Hacker News new | ask | show | jobs
by prithvi24 730 days ago
> Researchers inside the AI unit have told colleagues they’re proud of their advances on Gemini, such as its “context window,” the amount of information the system can analyze at once. This is particularly useful to a company whose enormous amount of data is one of its key competitive advantages.

what does a large context window have anything to do with google's data moat?

3 comments

It's the sort of careless, superficially meaningful statement that an LLM would make...
My reading is that the large context window makes Gemini useful as a tool to Google.
I suppose superficially, for retrieval augmented generation use cases, the more data you have (and the better you are at retrieval), the more useful extra space in the context window is because you put things from retrieval into the context of the model to do the generation. That said, literally everyone has more than enough data to completely dwarf the context window of any of the existing models so it seems true but irrelevant.
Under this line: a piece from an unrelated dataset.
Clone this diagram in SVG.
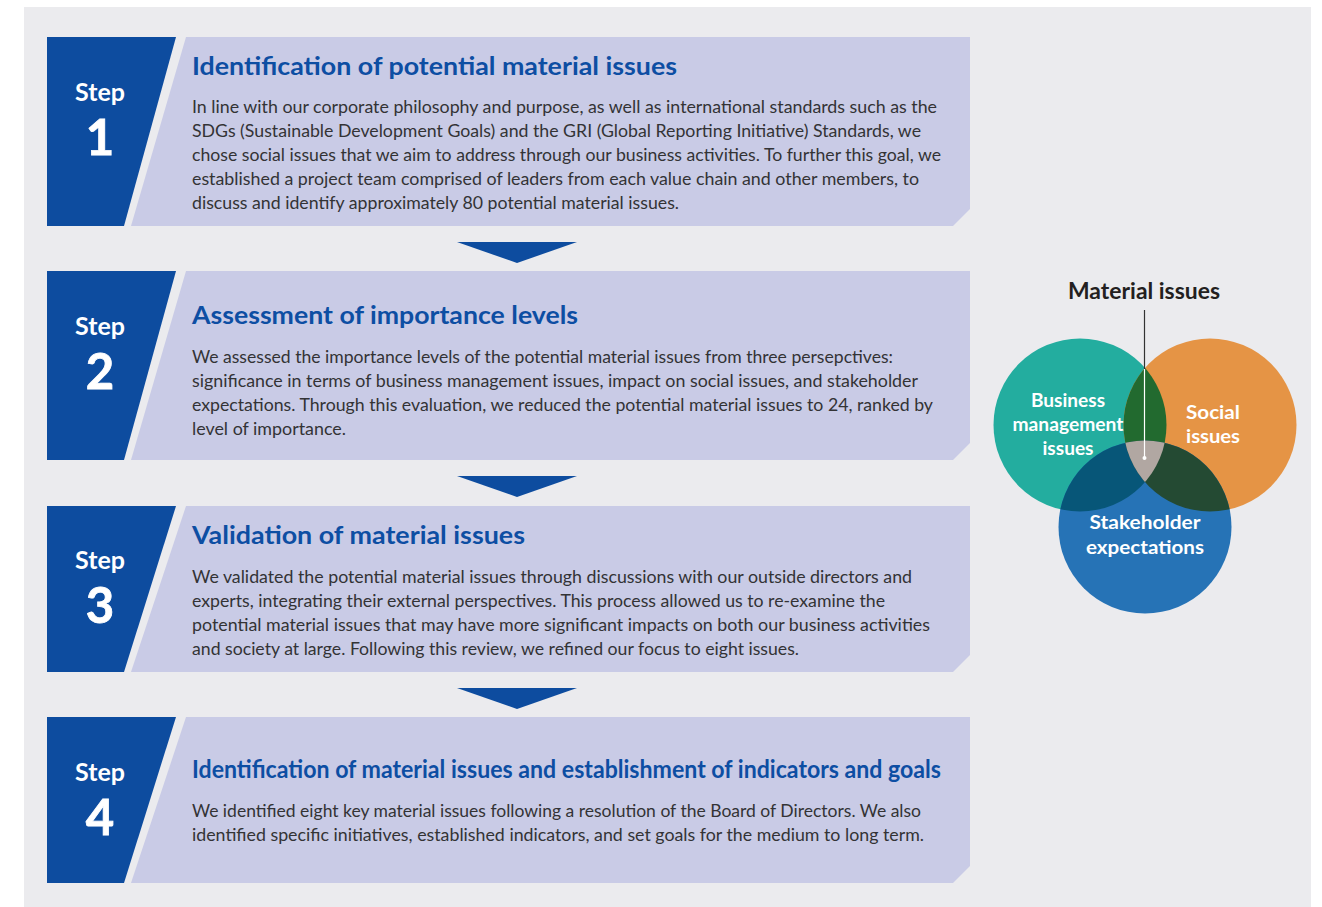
<svg xmlns="http://www.w3.org/2000/svg" width="1322" height="907" viewBox="0 0 1322 907">
  <style>
    .bg { fill: #ebebee; }
    .tab { fill: #0d4c9f; }
    .panel { fill: #c9cbe6; }
    .arrow { fill: #0d4c9f; }
    .step { font-family: Lato, "Liberation Sans", Arial, sans-serif; font-weight: 700; fill: #ffffff; text-anchor: middle; }
    .step-word { font-size: 25px; }
    .step-num { font-size: 49px; stroke: #ffffff; stroke-width: 0.8px; }
    .title { font-family: Lato, "Liberation Sans", Arial, sans-serif; font-weight: 700; font-size: 25px; fill: #0d4ea3; }
    .body { font-family: Lato, "Liberation Sans", Arial, sans-serif; font-size: 17px; fill: #333335; }
    .venn-label { font-family: Lato, "Liberation Sans", Arial, sans-serif; font-weight: 700; font-size: 19px; fill: #ffffff; text-anchor: middle; }
    .venn-title { font-family: Lato, "Liberation Sans", Arial, sans-serif; font-weight: 700; font-size: 22px; fill: #231f20; text-anchor: middle; }
  </style>
  <defs>
    <clipPath id="clip-business"><circle cx="1080" cy="425" r="86.5"/></clipPath>
    <clipPath id="clip-social"><circle cx="1210" cy="425" r="86.5"/></clipPath>
    <clipPath id="clip-stake"><circle cx="1145" cy="527" r="86.5"/></clipPath>
  </defs>

  <rect class="bg" x="24" y="7" width="1287" height="900"/>

  <!-- Step 1 -->
  <g id="step1">
    <polygon class="tab" points="47,37 176,37 124,226 47,226"/>
    <polygon class="panel" points="186,37 970,37 970,209 953,226 131,226"/>
    <text class="step step-word" x="100" y="101">Step</text>
    <text class="step step-num" x="100" y="155">1</text>
    <text class="title" x="192" y="75" textLength="485" lengthAdjust="spacingAndGlyphs">Identification of potential material issues</text>
    <text class="body" x="192" y="113" textLength="745" lengthAdjust="spacingAndGlyphs">In line with our corporate philosophy and purpose, as well as international standards such as the</text>
    <text class="body" x="192" y="137" textLength="729" lengthAdjust="spacingAndGlyphs">SDGs (Sustainable Development Goals) and the GRI (Global Reporting Initiative) Standards, we</text>
    <text class="body" x="192" y="161" textLength="749" lengthAdjust="spacingAndGlyphs">chose social issues that we aim to address through our business activities. To further this goal, we</text>
    <text class="body" x="192" y="185" textLength="727" lengthAdjust="spacingAndGlyphs">established a project team comprised of leaders from each value chain and other members, to</text>
    <text class="body" x="192" y="209" textLength="487" lengthAdjust="spacingAndGlyphs">discuss and identify approximately 80 potential material issues.</text>
  </g>

  <!-- Step 2 -->
  <g id="step2">
    <polygon class="tab" points="47,271 176,271 124,460 47,460"/>
    <polygon class="panel" points="186,271 970,271 970,443 953,460 131,460"/>
    <text class="step step-word" x="100" y="335">Step</text>
    <text class="step step-num" x="100" y="389">2</text>
    <text class="title" x="192" y="324" textLength="386" lengthAdjust="spacingAndGlyphs">Assessment of importance levels</text>
    <text class="body" x="192" y="363" textLength="701" lengthAdjust="spacingAndGlyphs">We assessed the importance levels of the potential material issues from three persepctives:</text>
    <text class="body" x="192" y="387" textLength="726" lengthAdjust="spacingAndGlyphs">significance in terms of business management issues, impact on social issues, and stakeholder</text>
    <text class="body" x="192" y="411" textLength="741" lengthAdjust="spacingAndGlyphs">expectations. Through this evaluation, we reduced the potential material issues to 24, ranked by</text>
    <text class="body" x="192" y="435" textLength="154" lengthAdjust="spacingAndGlyphs">level of importance.</text>
  </g>

  <!-- Step 3 -->
  <g id="step3">
    <polygon class="tab" points="47,506 176,506 124,672 47,672"/>
    <polygon class="panel" points="186,506 970,506 970,655 953,672 131,672"/>
    <text class="step step-word" x="100" y="569">Step</text>
    <text class="step step-num" x="100" y="623">3</text>
    <text class="title" x="192" y="544" textLength="333" lengthAdjust="spacingAndGlyphs">Validation of material issues</text>
    <text class="body" x="192" y="583" textLength="720" lengthAdjust="spacingAndGlyphs">We validated the potential material issues through discussions with our outside directors and</text>
    <text class="body" x="192" y="607" textLength="693" lengthAdjust="spacingAndGlyphs">experts, integrating their external perspectives. This process allowed us to re-examine the</text>
    <text class="body" x="192" y="631" textLength="738" lengthAdjust="spacingAndGlyphs">potential material issues that may have more significant impacts on both our business activities</text>
    <text class="body" x="192" y="655" textLength="607" lengthAdjust="spacingAndGlyphs">and society at large. Following this review, we refined our focus to eight issues.</text>
  </g>

  <!-- Step 4 -->
  <g id="step4">
    <polygon class="tab" points="47,717 176,717 124,883 47,883"/>
    <polygon class="panel" points="186,717 970,717 970,866 953,883 131,883"/>
    <text class="step step-word" x="100" y="781">Step</text>
    <text class="step step-num" x="100" y="835">4</text>
    <text class="title" x="192" y="778" textLength="749" lengthAdjust="spacingAndGlyphs">Identification of material issues and establishment of indicators and goals</text>
    <text class="body" x="192" y="817" textLength="729" lengthAdjust="spacingAndGlyphs">We identified eight key material issues following a resolution of the Board of Directors. We also</text>
    <text class="body" x="192" y="841" textLength="732" lengthAdjust="spacingAndGlyphs">identified specific initiatives, established indicators, and set goals for the medium to long term.</text>
  </g>

  <!-- Flow arrows between steps -->
  <g id="connectors">
    <polygon class="arrow" points="457,242 577,242 517,263"/>
    <polygon class="arrow" points="457,476 577,476 517,497"/>
    <polygon class="arrow" points="457,688 577,688 517,709"/>
  </g>

  <!-- Venn diagram of material issues -->
  <g id="venn">
    <circle cx="1080" cy="425" r="86.5" fill="#23ad9f"/>
    <circle cx="1210" cy="425" r="86.5" fill="#e59445"/>
    <circle cx="1145" cy="527" r="86.5" fill="#2673b6"/>
    <g clip-path="url(#clip-business)">
      <circle cx="1210" cy="425" r="86.5" fill="#226a2f"/>
      <circle cx="1145" cy="527" r="86.5" fill="#075678"/>
    </g>
    <g clip-path="url(#clip-social)">
      <circle cx="1145" cy="527" r="86.5" fill="#244a33"/>
    </g>
    <g clip-path="url(#clip-business)">
      <g clip-path="url(#clip-social)">
        <circle cx="1145" cy="527" r="86.5" fill="#b1a7a2"/>
      </g>
    </g>
    <text class="venn-label" x="1068" y="407" textLength="74" lengthAdjust="spacingAndGlyphs">Business</text>
    <text class="venn-label" x="1068" y="431" textLength="111" lengthAdjust="spacingAndGlyphs">management</text>
    <text class="venn-label" x="1068" y="455" textLength="51" lengthAdjust="spacingAndGlyphs">issues</text>
    <text class="venn-label" x="1213" y="419" textLength="54" lengthAdjust="spacingAndGlyphs">Social</text>
    <text class="venn-label" x="1213" y="443" textLength="54" lengthAdjust="spacingAndGlyphs">issues</text>
    <text class="venn-label" x="1145" y="529" textLength="111" lengthAdjust="spacingAndGlyphs">Stakeholder</text>
    <text class="venn-label" x="1145" y="554" textLength="118" lengthAdjust="spacingAndGlyphs">expectations</text>
  </g>

  <g id="material-issues">
    <text class="venn-title" x="1144" y="299" textLength="152" lengthAdjust="spacingAndGlyphs">Material issues</text>
    <line x1="1144.5" y1="310" x2="1144.5" y2="369" stroke="#333333" stroke-width="1.2"/>
    <line x1="1144.5" y1="369" x2="1144.5" y2="458" stroke="#ffffff" stroke-width="1.2"/>
    <circle cx="1144.5" cy="458" r="2" fill="#ffffff"/>
  </g>
</svg>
One thing about gemini that may be a benefit here is not just the size of the window, but the fact that the context window seems to be better utilised by the model. GPT-4 seems to have a characteristic where the start and end of the context window are much more important to the model than anything in the middle, meaning that if you stuff the window with retrieved data, things in the middle of the context get ignored by the model. Istr that is not the case with gemini, which takes more notice of things in the middle of the window. Maybe attention is all you need.[1]

[1] Sorry for the pun but I couldn't resist. Any case if you search "Perplexity over long sequences" in the gemini 1.5 tech report it explains this effect and shows their results https://storage.googleapis.com/deepmind-media/gemini/gemini_...